Mr Jacobi asked the Minister for Social Security, upon notice, on 17 February 1987:

(1) Has his attention been drawn to the annual report for 1985-86 of the Director of Public Prosecutions (DPP) which expresses concern that welfare fraud is not being controlled effectively.

(2) Is it a fact that (a) a significant factor in the lack of control over welfare fraud is that many serious cases are not being referred to the DPP because they have not been investigated, (b) whilst the majority of less serious matters are investigated by his Department and very serious cases are investigated by the Australian Federal Police (AFP), a large group of cases in the middle are not investigated at all and (c) this state of affairs is unsatisfactory and can only undermine the deterrent value of prosecutions in this area.

(3) Are the guidelines which will assist his Department to identify cases which should be referred to the AFP for investigation unlikely to have much impact on the overall problem without an increase in investigation resources; if not, why not.

Mr Howe —The answer to the honourable member's question is as follows:

(1) Yes.

(2) (a) (b) and (c) It is a misconception to believe that a significant proportion of social security offences is not investigated and that the deterrent value of prosecution is thereby undermined.

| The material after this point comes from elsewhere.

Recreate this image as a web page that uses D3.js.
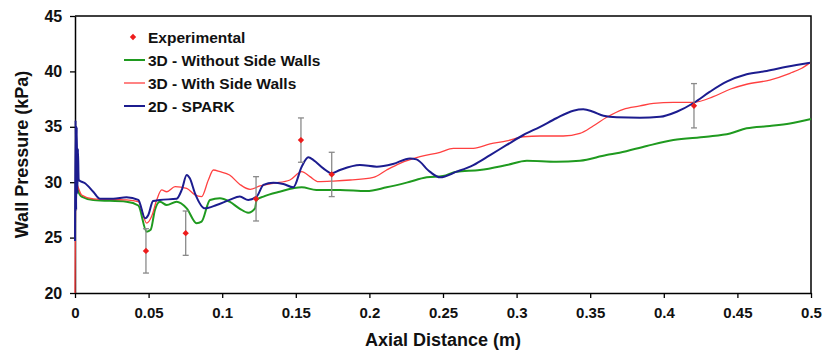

In conjunction with the AFP, my Department has drawn up guidelines which formalise and clarify longstanding procedures governing whether a social security offence or suspected offence is to be investigated by officers of the Department of Social Security or the AFP. Where investigation is likely to be complex the matter is referred to the AFP. The bulk of cases comprise those to be investigated by DSS. All such cases are investigated.

It is understood that the great majority of cases referred to the AFP are also investigated. After due investigation both agencies refer cases in which they believe prosecution action is warranted to the DPP where the final decision on whether prosecution action should proceed is made. The DPP lays charges for serious offences under the Crimes Act (1914). In 1984-85 161 cases were heard under this Act. In 1985-86 this increased to 245 and there is every indication that this number will increase considerably in 1986-87. Where there are convictions, there is a noticeable trend in the court towards more prison sentences and longer prison sentences. Serious cases which attract a severe penalty appear to be receiving adequate publicity and demonstrate to potential offenders how seriously these matters are regarded.

(3) The guidelines are intended to formalise and clarify responsibility for the investigation of social security offences. My Department has recently allocated additional staff to review and investigation work. This has been a successful initiative. Questions concerning resource allocation within the AFP should be referred to the Special Minister of State.